Uma das mais belas quimeras medievais é Finisterra. A procura de Finisterra foi tão intensa quanto a procura do Sacrado Graal ou a procura da Pedra Filosofal ou da Fonte da Eterna Juventude. Ao contrário, porém, do Cálice Sagrado ou da Fonte da Juventude, Finisterra estava ao alcance dos corações doloridos, dos doentes sem remédio, dos pecadores angustiados e de toda sorte de mente ou alma conturbada disposta a trilhar as lonjuras da terra ao seu encontro e chegar ali - ali onde a Europa daquela época pensava estar o Fim do Mundo.
Finisterra era o ponto em que o homem da Idade Média defrontava-se com o mistério do seu destino. Aquele era o último limite que Deus havia dado ao homem, seu ponto central, de onde ele, ser antropocêntrico, constatava que seguir além era impossível. Aquele lugar era o apogeu e o final da sua presença na Terra. A prefiguração do destino de toda Humanidade. Já pensou uma coisa dessas? Aqueles eram os tempos em que o homem media o mundo pelo seu ínfimo tamanho.E naquele ponto da costa da Espanha, diante do Oceano Tenebroso, ele avistava - não temos mais este previlégio - o Ignoto! Dali em diante, se não houvesse um audaz navegante, o mundo do homem terminava. Este sentimento nos é hoje desconhecido. O sentimento da nossa finitude.
Chega-se a Finisterra um pouco além de Compostela, na rota do afamado Caminho de Santiago. Qualquer agência de viajens vai lhe mostrar como é. O Caminho hoje é coisa comum. Fazem-se escursões de bicicleta para percorrê-lo. Na Idade Média o Caminho levava a um local de trégua. Hospital ou Convento, Compostela abrigava o doente, o miserável, o angustiado, o amedrontado fugindo da guerra, da peste e da tristeza por haver pecado. O Caminho levava a um desses locais seguros na terrível e sangrenta Idade Média, de guerras longuíssimas, suplicios públicos, pestes devastadoras. Em Compostela chegava-se perto do Céu com cânticos e incenso. Maravilha. Um pouco além no Caminho encontrava-se o fim do mundo. Uma rocha pendendo no abismo.
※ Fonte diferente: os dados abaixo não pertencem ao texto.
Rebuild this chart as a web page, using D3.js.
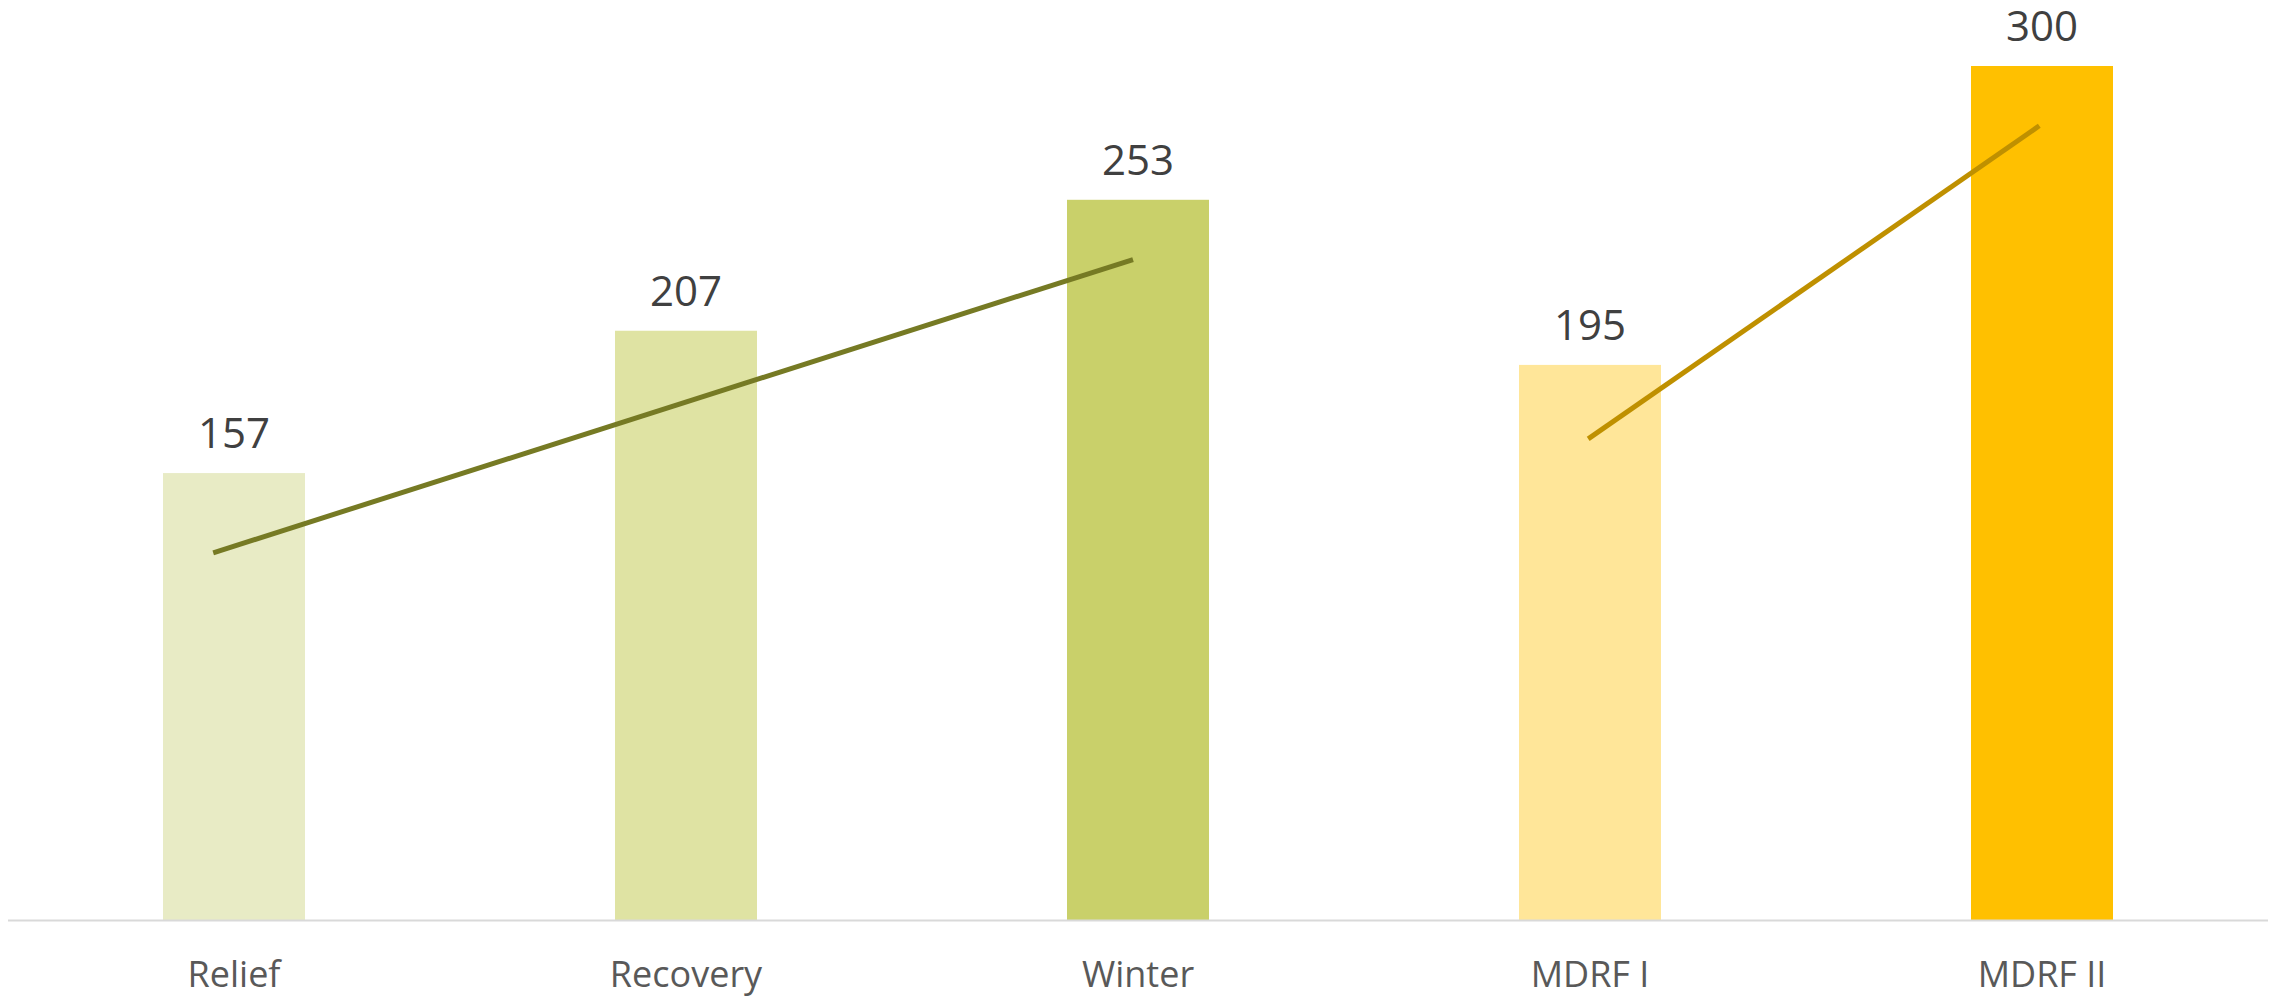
<!DOCTYPE html>
<html>
<head>
<meta charset="utf-8">
<script src="https://cdn.jsdelivr.net/npm/d3@7"></script>
<style>
  html, body { margin: 0; padding: 0; background: #ffffff; }
  svg { display: block; }
</style>
</head>
<body>
<svg id="chart" width="2275" height="998"></svg>
<script>
// ---- data ----
const categories = ["Relief", "Recovery", "Winter", "MDRF I", "MDRF II"];
const values = [157, 207, 253, 195, 300];
const barColors = ["#E8EBC5", "#DFE3A3", "#C9D06A", "#FFE699", "#FFC000"];
// trend lines: x as category index (fractional), y as value
const trendA_x = [-0.046, 1.989];
const trendA_y = [129, 232];
const trendB_x = [-0.004, 0.994].map(d => d + 3);
const trendB_y = [169, 279];
const trendColors = ["#767A24", "#BF9000"];

// ---- layout ----
const W = 2275, H = 998;
const plotLeft = 8, plotRight = 2268, baseY = 920;

const svg = d3.select("#chart");

const x = d3.scaleBand()
  .domain(categories)
  .range([plotLeft, plotRight])
  .paddingInner(1 - 142 / 452)
  .paddingOuter((1 - 142 / 452) / 2);

const step = x.step();
const xIdx = d3.scaleLinear()
  .domain([0, 1])
  .range([x(categories[0]) + x.bandwidth() / 2, x(categories[0]) + x.bandwidth() / 2 + step]);

const y = d3.scaleLinear()
  .domain([0, 300])
  .range([baseY, 66]);

// bars
svg.append("g")
  .selectAll("rect")
  .data(categories)
  .join("rect")
  .attr("x", d => x(d))
  .attr("width", x.bandwidth())
  .attr("y", (d, i) => y(values[i]))
  .attr("height", (d, i) => baseY - y(values[i]))
  .attr("fill", (d, i) => barColors[i]);

// x axis
const xAxis = svg.append("g")
  .attr("transform", `translate(0,${baseY})`)
  .call(d3.axisBottom(x).tickSize(0).tickPadding(0));
xAxis.select(".domain")
  .attr("d", `M${plotLeft},0.5H${plotRight}`)
  .attr("stroke", "#D9D9D9")
  .attr("stroke-width", 2);
xAxis.selectAll(".tick text")
  .attr("y", 67)
  .attr("dy", 0)
  .attr("fill", "#595959")
  .style("font-family", "'Open Sans', sans-serif")
  .style("font-size", "36px");

// value labels
svg.append("g")
  .selectAll("text")
  .data(categories)
  .join("text")
  .attr("x", d => x(d) + x.bandwidth() / 2)
  .attr("y", (d, i) => y(values[i]) - 25)
  .attr("text-anchor", "middle")
  .attr("fill", "#404040")
  .style("font-family", "'Open Sans', sans-serif")
  .style("font-size", "42px")
  .text((d, i) => values[i]);

// trend lines
const line = d3.line().x(d => xIdx(d[0])).y(d => y(d[1]));
const trends = [
  d3.zip(trendA_x, trendA_y),
  d3.zip(trendB_x, trendB_y)
];
svg.append("g")
  .selectAll("path")
  .data(trends)
  .join("path")
  .attr("d", line)
  .attr("fill", "none")
  .attr("stroke", (d, i) => trendColors[i])
  .attr("stroke-width", 5);
</script>
</body>
</html>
Quanto à Juventude, dela sabemos hoje que pode ser eterna. O cinema, essa invenção maravilhosa, faz para nós o que todos os alquimistas da Idade Média não conseguiram. O cinema faz-nos olhar para nós mesmos da maneira que almejamos - e, por causa dele, foram inventadas as clinicas de rejuvenescimento, o peeling, as massagens, as raspagens, as mulheres extirpam a gordura e introduzem silicone. A mulher extremamente bela foi considerada naquela época como uma invenção do diabo. Já viram as imagens das mulheres medievais em quadros e ilustrações da época? Eram baixinhas, gordas, cobertas de panos dos pés aos cabelos, sizudas, histéricas, assustadas, quase consideradas como o puro pecado. A outra imagem era a da mãe. A mãe constante, a provedora, a guardadora, a protetora.
O fractal aqui mostrado não resume nada disso. Entretanto, produzi uma imagem elementar que, penso, pode representar o sentimento de finitude - a espiral encravada como uma unha, ou pedaço de rocha, um rabisco sustentado no próprio elemento que o rodeia - no Nada!